Dataset excerpt:
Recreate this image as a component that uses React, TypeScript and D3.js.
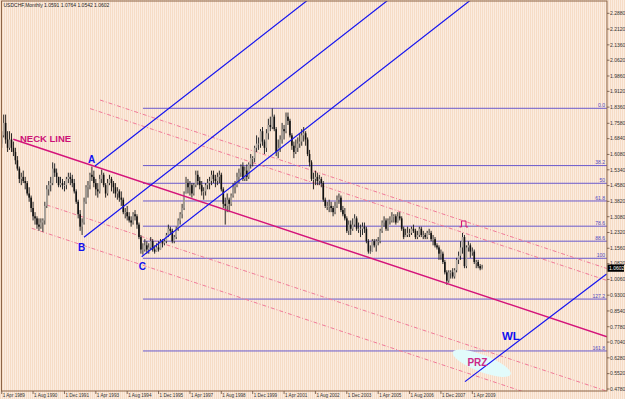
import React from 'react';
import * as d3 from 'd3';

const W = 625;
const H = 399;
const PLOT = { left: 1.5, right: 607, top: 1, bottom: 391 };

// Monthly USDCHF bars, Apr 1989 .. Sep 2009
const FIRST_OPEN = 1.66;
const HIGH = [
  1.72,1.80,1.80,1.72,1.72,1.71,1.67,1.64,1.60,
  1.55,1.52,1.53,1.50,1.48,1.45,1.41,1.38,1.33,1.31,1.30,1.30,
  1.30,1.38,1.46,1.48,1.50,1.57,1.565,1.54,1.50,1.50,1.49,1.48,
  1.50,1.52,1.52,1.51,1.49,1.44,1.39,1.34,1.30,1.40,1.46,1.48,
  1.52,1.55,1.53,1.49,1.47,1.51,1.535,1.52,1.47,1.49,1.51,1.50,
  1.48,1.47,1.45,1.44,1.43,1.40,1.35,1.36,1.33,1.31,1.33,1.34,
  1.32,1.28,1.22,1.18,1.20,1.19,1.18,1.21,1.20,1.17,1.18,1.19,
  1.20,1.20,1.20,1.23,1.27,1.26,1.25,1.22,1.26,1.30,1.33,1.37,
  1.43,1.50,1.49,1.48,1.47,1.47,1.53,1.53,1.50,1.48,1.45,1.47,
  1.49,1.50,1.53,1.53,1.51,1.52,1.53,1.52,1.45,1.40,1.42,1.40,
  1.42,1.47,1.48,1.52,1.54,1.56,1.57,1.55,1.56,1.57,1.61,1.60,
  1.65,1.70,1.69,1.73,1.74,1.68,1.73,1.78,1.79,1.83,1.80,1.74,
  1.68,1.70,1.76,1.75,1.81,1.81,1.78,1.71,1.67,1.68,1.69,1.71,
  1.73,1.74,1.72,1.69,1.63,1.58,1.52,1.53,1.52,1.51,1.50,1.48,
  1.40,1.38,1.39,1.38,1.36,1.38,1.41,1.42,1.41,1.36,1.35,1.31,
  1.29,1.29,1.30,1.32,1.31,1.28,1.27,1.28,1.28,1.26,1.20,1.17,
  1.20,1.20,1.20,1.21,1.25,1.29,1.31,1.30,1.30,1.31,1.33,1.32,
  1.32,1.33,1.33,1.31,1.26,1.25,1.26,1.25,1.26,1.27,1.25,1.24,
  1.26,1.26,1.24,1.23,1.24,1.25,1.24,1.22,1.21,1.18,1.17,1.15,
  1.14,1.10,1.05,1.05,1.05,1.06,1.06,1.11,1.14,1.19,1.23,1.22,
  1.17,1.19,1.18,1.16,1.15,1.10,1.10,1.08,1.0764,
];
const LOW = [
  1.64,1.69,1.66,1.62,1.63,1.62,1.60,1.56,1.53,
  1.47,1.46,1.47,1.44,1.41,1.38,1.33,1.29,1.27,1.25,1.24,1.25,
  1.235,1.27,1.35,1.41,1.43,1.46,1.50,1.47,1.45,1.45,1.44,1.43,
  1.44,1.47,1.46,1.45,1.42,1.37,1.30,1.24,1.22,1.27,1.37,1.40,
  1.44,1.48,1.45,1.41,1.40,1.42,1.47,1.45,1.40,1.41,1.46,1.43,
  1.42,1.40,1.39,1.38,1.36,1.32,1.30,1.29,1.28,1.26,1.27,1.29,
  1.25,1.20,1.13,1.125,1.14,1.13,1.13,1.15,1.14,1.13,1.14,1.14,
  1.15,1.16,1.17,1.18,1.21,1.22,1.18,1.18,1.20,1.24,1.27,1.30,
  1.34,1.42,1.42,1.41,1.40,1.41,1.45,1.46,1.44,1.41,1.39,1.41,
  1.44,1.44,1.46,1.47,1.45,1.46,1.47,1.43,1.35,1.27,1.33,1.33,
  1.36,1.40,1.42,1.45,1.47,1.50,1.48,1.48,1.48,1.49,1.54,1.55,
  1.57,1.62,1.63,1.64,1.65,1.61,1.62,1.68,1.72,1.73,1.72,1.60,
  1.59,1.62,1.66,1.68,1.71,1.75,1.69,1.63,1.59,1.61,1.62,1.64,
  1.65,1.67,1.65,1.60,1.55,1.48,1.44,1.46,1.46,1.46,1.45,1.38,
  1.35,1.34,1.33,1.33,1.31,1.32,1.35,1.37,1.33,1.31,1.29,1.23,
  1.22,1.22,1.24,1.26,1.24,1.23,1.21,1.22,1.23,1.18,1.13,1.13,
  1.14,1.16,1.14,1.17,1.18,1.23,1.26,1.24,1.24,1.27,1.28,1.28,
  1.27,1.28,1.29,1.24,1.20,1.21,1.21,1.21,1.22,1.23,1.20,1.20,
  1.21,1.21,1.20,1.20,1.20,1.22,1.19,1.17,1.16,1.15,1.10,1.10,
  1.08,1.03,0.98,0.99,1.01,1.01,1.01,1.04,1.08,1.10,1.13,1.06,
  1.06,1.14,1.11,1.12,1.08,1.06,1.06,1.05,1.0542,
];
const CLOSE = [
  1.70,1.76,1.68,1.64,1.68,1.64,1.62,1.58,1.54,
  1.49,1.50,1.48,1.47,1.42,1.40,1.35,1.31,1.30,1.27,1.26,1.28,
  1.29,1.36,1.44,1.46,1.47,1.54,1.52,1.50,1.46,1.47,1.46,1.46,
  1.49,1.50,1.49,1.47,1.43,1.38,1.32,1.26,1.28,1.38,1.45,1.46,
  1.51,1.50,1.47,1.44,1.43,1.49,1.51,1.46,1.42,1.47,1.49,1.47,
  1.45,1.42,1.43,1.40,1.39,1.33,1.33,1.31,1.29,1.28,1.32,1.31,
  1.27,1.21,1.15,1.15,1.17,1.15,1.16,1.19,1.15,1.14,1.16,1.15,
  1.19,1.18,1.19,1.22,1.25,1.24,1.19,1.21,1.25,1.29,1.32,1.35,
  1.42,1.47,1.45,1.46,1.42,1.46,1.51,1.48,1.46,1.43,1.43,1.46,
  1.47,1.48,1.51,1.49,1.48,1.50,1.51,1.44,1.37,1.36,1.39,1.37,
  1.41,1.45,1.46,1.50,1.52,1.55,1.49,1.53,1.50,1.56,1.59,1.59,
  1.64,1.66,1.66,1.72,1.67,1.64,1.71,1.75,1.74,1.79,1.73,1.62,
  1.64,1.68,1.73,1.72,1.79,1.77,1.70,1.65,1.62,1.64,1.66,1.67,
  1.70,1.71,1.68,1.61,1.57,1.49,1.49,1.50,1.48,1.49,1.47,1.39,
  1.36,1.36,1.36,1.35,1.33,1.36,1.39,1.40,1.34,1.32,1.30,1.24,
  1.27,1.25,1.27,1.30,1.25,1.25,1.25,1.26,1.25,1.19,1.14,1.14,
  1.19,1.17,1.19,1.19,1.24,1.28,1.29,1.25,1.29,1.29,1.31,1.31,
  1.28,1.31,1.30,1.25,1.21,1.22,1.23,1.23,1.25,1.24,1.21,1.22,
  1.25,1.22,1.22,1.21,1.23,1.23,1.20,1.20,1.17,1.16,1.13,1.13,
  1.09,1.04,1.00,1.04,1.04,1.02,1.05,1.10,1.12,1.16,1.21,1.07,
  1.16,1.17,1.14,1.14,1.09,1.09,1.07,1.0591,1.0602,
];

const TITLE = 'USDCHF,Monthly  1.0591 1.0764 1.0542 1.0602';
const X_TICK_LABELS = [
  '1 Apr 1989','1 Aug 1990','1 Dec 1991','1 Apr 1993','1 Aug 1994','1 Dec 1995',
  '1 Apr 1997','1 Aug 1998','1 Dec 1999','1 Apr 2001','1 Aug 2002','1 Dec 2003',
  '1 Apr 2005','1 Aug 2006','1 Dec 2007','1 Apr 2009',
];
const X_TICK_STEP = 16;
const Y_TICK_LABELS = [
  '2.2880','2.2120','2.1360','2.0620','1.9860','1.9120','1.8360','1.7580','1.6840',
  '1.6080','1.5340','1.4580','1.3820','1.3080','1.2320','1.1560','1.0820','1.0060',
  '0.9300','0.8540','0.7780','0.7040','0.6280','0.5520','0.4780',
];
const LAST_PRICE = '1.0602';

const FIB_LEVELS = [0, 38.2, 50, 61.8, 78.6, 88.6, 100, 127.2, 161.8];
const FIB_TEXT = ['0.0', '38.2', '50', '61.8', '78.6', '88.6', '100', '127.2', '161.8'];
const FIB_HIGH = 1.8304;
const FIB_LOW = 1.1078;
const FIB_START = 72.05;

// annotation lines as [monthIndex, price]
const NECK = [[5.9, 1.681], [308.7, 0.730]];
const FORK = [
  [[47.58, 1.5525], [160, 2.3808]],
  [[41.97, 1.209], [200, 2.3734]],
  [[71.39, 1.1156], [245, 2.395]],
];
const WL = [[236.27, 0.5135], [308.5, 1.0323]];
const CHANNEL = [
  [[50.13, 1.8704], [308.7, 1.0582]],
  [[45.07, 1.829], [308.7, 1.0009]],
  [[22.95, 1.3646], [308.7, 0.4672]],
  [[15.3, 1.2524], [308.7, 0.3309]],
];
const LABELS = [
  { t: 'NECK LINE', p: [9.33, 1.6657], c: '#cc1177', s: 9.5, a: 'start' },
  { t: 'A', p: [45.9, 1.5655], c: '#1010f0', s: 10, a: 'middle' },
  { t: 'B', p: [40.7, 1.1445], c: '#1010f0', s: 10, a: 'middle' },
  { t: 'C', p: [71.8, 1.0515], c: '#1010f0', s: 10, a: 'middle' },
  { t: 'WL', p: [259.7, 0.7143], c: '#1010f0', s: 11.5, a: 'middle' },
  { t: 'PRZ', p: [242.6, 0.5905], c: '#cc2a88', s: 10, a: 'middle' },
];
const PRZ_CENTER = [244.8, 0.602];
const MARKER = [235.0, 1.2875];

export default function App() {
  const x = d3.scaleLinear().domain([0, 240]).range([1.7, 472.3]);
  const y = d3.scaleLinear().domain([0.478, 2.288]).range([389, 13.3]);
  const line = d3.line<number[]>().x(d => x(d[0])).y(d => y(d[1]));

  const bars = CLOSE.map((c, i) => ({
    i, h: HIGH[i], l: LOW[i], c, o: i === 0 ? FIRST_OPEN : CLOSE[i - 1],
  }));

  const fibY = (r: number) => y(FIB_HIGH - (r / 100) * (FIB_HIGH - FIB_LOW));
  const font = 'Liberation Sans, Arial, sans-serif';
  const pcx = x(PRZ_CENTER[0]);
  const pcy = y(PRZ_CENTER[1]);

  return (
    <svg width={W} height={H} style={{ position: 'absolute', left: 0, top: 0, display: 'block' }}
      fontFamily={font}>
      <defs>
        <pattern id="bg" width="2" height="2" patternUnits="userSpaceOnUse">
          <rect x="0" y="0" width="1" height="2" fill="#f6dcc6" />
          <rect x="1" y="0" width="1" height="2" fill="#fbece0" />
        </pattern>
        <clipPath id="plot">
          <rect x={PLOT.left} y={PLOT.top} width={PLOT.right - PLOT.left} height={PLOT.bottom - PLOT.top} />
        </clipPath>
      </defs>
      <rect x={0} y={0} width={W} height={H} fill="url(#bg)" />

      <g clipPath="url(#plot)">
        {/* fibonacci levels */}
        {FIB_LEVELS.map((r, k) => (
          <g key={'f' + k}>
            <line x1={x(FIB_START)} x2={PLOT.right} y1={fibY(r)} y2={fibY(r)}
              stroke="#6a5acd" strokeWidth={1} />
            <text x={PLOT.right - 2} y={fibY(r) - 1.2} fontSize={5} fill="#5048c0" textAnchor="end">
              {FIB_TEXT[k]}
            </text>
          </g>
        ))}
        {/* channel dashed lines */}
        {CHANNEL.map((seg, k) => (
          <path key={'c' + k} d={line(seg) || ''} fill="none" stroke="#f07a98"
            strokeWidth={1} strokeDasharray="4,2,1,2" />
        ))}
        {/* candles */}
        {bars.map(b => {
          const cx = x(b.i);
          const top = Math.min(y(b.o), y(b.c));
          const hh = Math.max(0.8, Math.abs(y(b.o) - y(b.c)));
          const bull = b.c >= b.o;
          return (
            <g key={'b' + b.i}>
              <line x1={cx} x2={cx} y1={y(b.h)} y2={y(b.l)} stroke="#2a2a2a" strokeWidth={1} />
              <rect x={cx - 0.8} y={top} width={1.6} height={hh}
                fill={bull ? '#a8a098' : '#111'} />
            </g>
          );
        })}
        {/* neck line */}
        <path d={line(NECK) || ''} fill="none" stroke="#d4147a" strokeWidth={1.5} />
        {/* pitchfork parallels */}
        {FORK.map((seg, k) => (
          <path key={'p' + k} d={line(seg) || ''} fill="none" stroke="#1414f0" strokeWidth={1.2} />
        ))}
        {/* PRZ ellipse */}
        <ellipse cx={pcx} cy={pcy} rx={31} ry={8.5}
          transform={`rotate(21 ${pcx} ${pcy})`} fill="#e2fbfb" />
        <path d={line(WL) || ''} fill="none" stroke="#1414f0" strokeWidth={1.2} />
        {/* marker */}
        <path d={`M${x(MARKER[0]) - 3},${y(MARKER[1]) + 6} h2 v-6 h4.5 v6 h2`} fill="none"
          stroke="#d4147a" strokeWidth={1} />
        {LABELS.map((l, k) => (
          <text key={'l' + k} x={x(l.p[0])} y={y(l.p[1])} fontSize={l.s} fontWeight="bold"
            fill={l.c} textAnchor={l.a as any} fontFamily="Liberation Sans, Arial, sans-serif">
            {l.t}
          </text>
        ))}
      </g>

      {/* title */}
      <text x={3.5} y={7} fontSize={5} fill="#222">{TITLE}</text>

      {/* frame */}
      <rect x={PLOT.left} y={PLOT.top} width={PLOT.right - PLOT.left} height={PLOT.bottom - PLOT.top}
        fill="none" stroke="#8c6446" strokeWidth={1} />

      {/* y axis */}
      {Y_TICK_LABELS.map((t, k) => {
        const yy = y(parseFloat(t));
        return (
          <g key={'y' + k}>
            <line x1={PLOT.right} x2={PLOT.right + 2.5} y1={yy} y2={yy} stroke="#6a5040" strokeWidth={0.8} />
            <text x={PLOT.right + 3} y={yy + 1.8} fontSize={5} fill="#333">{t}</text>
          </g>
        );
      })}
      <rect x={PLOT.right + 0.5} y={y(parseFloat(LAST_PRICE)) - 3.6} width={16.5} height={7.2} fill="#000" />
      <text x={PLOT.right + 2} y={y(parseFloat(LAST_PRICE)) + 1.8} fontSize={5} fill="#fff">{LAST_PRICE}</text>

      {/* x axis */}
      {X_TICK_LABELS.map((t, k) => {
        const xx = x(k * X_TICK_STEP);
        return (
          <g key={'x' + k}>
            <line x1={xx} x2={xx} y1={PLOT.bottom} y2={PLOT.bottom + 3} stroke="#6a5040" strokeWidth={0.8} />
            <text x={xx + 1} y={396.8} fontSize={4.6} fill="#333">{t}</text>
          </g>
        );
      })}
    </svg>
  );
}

Stated problem:
Begin at the first line of the material and copy each line exactly through the one containing "1, bottom: 391". Omit pictures.

Result for this task:
Recreate this image as a component that uses React, TypeScript and D3.js.
import React from 'react';
import * as d3 from 'd3';

const W = 625;
const H = 399;
const PLOT = { left: 1.5, right: 607, top: 1, bottom: 391 };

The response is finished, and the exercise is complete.